Theoretical analysis

Several theoritical expressions will be established in this part :

The main parameters of the problem are presented thereafter : 

- H=1.2 m : height
‚Äč- L= [1.5 ; 3.5] m : lenght
- h=[0.2 ; 1.1] m : initial water level
- a=[1 ; 2.5] m/s2 : plane's acceleration
- g=9.81 m/s2 : gravity 

 

Preliminary calculation

Elevation e of the fluid in a tank subject to an acceleration a

In a first time, we theoretically calculate the level of water (or retardant) in a tank subject to an acceleration and gravity. Herebelow a diagram of the problem : 

                     

The blue line represent the interface between air and water and we have :

\[ \vec{a}=a.\vec{x} \]

\[\vec{g}=-g.\vec{y} \]

The forces' balance gives :

\[\rho \vec{a}=-\Delta P+\rho\vec{g}\]

After projection, we have : \[\frac{\partial P}{\partial x}=- \rho a \:  and \: \frac{\partial P}{\partial y}=- \rho g \]

On the surface, $ P= constant $ so : \[dP=0= \frac{\partial P}{\partial x} dx + \frac{\partial P}{\partial y} dy \]

Therefore, \[ \rho a.dx + \rho g.dy = 0 \]

 \[ \frac{dy}{dx} |_{surface} = - \frac{a}{g} \]

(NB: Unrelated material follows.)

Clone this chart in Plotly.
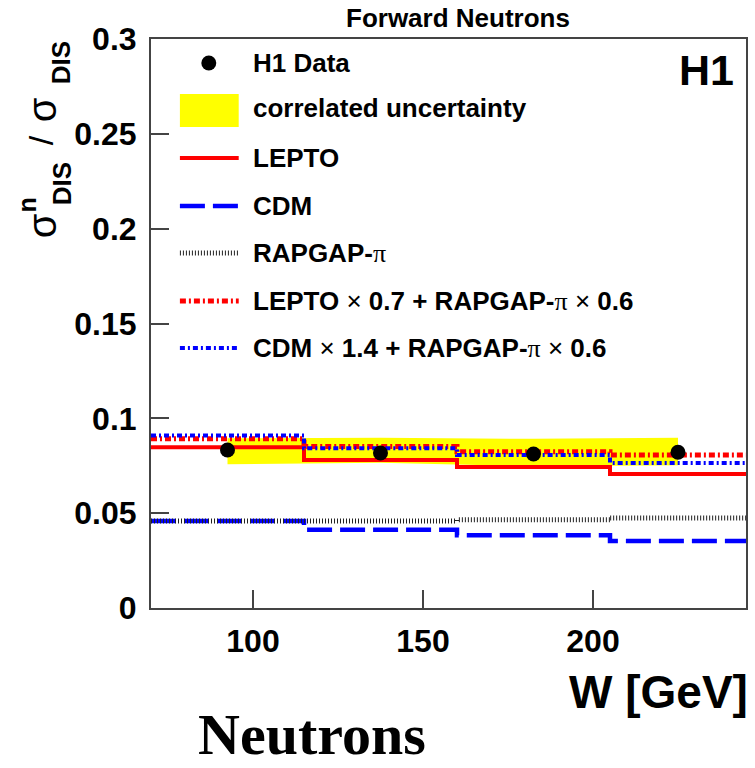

\[ y = - \frac{a}{g}.x + C \] and we know that $ \: y(x=0)=h \rightarrow C= h $ so $  \: y = - \frac{a}{g}x + h $ and now we can calculate $e$, the level of water : $ e + h = \left(- \frac{a}{g} \right)  . \left(- \frac{L}{2} \right) + h $ and finaly we get :

\[e = \frac{a.L}{2.g}\]

 

Dispersion time T of waves

This calculation is useful to know the time which is necessary for a wave to disperse when the acceleration moves from a value $ a $  to $ 0 $ . Yet, it is important to precise that the calculation is valid only if the value of the acceleration $ a $ is not too high (not over 2.5g). Herebelow is a diagram of the dimensions of the tank we need for this calculation :

 

Hypothesis :

\[\omega^2 = (gk + \frac{\sigma}{\rho}k^2) \tanh (kh)\]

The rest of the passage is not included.